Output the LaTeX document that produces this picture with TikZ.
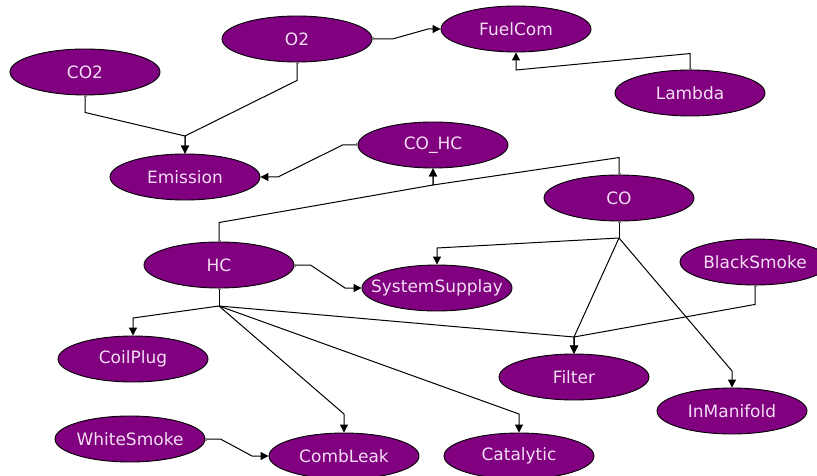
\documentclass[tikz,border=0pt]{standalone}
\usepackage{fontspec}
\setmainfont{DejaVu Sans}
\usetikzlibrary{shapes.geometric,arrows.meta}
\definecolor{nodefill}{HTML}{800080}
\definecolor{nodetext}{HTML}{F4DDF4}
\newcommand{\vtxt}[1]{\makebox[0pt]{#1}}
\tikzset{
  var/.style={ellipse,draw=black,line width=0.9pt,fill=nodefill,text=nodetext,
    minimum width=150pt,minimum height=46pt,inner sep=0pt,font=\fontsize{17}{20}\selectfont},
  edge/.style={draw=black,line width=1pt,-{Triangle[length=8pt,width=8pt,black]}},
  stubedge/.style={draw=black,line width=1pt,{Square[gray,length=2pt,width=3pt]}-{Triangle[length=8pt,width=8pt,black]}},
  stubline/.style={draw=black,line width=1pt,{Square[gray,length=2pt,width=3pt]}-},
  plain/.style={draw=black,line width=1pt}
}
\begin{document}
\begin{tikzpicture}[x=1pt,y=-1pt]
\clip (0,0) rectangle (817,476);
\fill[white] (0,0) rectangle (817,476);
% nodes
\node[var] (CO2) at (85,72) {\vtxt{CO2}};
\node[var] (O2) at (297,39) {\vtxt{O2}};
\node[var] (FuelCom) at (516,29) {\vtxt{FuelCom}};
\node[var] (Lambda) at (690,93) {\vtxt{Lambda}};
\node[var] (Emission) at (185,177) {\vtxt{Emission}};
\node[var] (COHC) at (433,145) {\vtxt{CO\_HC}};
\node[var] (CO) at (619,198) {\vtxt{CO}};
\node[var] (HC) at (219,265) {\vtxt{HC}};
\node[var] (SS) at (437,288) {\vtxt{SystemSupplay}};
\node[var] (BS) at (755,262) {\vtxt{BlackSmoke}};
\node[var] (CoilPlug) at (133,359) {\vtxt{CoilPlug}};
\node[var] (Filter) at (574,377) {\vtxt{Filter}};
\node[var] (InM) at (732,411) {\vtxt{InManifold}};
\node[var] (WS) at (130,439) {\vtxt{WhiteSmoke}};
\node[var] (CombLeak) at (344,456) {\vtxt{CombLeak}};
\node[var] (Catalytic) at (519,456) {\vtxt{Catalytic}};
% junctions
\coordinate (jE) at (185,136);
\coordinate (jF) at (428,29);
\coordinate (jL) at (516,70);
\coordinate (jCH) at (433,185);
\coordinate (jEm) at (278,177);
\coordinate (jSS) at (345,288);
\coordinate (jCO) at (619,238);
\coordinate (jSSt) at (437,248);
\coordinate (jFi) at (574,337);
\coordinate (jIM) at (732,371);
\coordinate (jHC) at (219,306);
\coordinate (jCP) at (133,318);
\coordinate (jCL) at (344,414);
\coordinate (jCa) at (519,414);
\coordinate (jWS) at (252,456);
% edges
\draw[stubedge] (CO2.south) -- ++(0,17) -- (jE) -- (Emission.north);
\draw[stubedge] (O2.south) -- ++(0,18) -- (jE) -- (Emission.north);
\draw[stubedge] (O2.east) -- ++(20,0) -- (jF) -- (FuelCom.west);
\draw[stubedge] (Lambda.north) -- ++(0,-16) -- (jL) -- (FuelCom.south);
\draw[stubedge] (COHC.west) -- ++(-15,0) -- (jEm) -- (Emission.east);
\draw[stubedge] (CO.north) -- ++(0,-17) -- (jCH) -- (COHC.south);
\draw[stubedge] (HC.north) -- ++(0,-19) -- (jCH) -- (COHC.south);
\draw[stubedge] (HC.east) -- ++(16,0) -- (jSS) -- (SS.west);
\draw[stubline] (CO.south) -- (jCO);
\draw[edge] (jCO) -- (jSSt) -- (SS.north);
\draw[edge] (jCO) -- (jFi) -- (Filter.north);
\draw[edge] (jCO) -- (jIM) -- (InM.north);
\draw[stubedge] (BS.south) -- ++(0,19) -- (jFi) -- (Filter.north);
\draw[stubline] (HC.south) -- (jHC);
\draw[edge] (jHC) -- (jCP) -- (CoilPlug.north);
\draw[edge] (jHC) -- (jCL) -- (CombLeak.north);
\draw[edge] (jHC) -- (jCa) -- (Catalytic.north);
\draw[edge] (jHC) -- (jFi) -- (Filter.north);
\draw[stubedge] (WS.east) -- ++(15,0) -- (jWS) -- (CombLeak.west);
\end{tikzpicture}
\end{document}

------------------------------------------------

*Exercise aim*:
Copy the material above in full and exactly, skipping pictures.

*Correct answer*:
Output the LaTeX document that produces this picture with TikZ.
\documentclass[tikz,border=0pt]{standalone}
\usepackage{fontspec}
\setmainfont{DejaVu Sans}
\usetikzlibrary{shapes.geometric,arrows.meta}
\definecolor{nodefill}{HTML}{800080}
\definecolor{nodetext}{HTML}{F4DDF4}
\newcommand{\vtxt}[1]{\makebox[0pt]{#1}}
\tikzset{
  var/.style={ellipse,draw=black,line width=0.9pt,fill=nodefill,text=nodetext,
    minimum width=150pt,minimum height=46pt,inner sep=0pt,font=\fontsize{17}{20}\selectfont},
  edge/.style={draw=black,line width=1pt,-{Triangle[length=8pt,width=8pt,black]}},
  stubedge/.style={draw=black,line width=1pt,{Square[gray,length=2pt,width=3pt]}-{Triangle[length=8pt,width=8pt,black]}},
  stubline/.style={draw=black,line width=1pt,{Square[gray,length=2pt,width=3pt]}-},
  plain/.style={draw=black,line width=1pt}
}
\begin{document}
\begin{tikzpicture}[x=1pt,y=-1pt]
\clip (0,0) rectangle (817,476);
\fill[white] (0,0) rectangle (817,476);
% nodes
\node[var] (CO2) at (85,72) {\vtxt{CO2}};
\node[var] (O2) at (297,39) {\vtxt{O2}};
\node[var] (FuelCom) at (516,29) {\vtxt{FuelCom}};
\node[var] (Lambda) at (690,93) {\vtxt{Lambda}};
\node[var] (Emission) at (185,177) {\vtxt{Emission}};
\node[var] (COHC) at (433,145) {\vtxt{CO\_HC}};
\node[var] (CO) at (619,198) {\vtxt{CO}};
\node[var] (HC) at (219,265) {\vtxt{HC}};
\node[var] (SS) at (437,288) {\vtxt{SystemSupplay}};
\node[var] (BS) at (755,262) {\vtxt{BlackSmoke}};
\node[var] (CoilPlug) at (133,359) {\vtxt{CoilPlug}};
\node[var] (Filter) at (574,377) {\vtxt{Filter}};
\node[var] (InM) at (732,411) {\vtxt{InManifold}};
\node[var] (WS) at (130,439) {\vtxt{WhiteSmoke}};
\node[var] (CombLeak) at (344,456) {\vtxt{CombLeak}};
\node[var] (Catalytic) at (519,456) {\vtxt{Catalytic}};
% junctions
\coordinate (jE) at (185,136);
\coordinate (jF) at (428,29);
\coordinate (jL) at (516,70);
\coordinate (jCH) at (433,185);
\coordinate (jEm) at (278,177);
\coordinate (jSS) at (345,288);
\coordinate (jCO) at (619,238);
\coordinate (jSSt) at (437,248);
\coordinate (jFi) at (574,337);
\coordinate (jIM) at (732,371);
\coordinate (jHC) at (219,306);
\coordinate (jCP) at (133,318);
\coordinate (jCL) at (344,414);
\coordinate (jCa) at (519,414);
\coordinate (jWS) at (252,456);
% edges
\draw[stubedge] (CO2.south) -- ++(0,17) -- (jE) -- (Emission.north);
\draw[stubedge] (O2.south) -- ++(0,18) -- (jE) -- (Emission.north);
\draw[stubedge] (O2.east) -- ++(20,0) -- (jF) -- (FuelCom.west);
\draw[stubedge] (Lambda.north) -- ++(0,-16) -- (jL) -- (FuelCom.south);
\draw[stubedge] (COHC.west) -- ++(-15,0) -- (jEm) -- (Emission.east);
\draw[stubedge] (CO.north) -- ++(0,-17) -- (jCH) -- (COHC.south);
\draw[stubedge] (HC.north) -- ++(0,-19) -- (jCH) -- (COHC.south);
\draw[stubedge] (HC.east) -- ++(16,0) -- (jSS) -- (SS.west);
\draw[stubline] (CO.south) -- (jCO);
\draw[edge] (jCO) -- (jSSt) -- (SS.north);
\draw[edge] (jCO) -- (jFi) -- (Filter.north);
\draw[edge] (jCO) -- (jIM) -- (InM.north);
\draw[stubedge] (BS.south) -- ++(0,19) -- (jFi) -- (Filter.north);
\draw[stubline] (HC.south) -- (jHC);
\draw[edge] (jHC) -- (jCP) -- (CoilPlug.north);
\draw[edge] (jHC) -- (jCL) -- (CombLeak.north);
\draw[edge] (jHC) -- (jCa) -- (Catalytic.north);
\draw[edge] (jHC) -- (jFi) -- (Filter.north);
\draw[stubedge] (WS.east) -- ++(15,0) -- (jWS) -- (CombLeak.west);
\end{tikzpicture}
\end{document}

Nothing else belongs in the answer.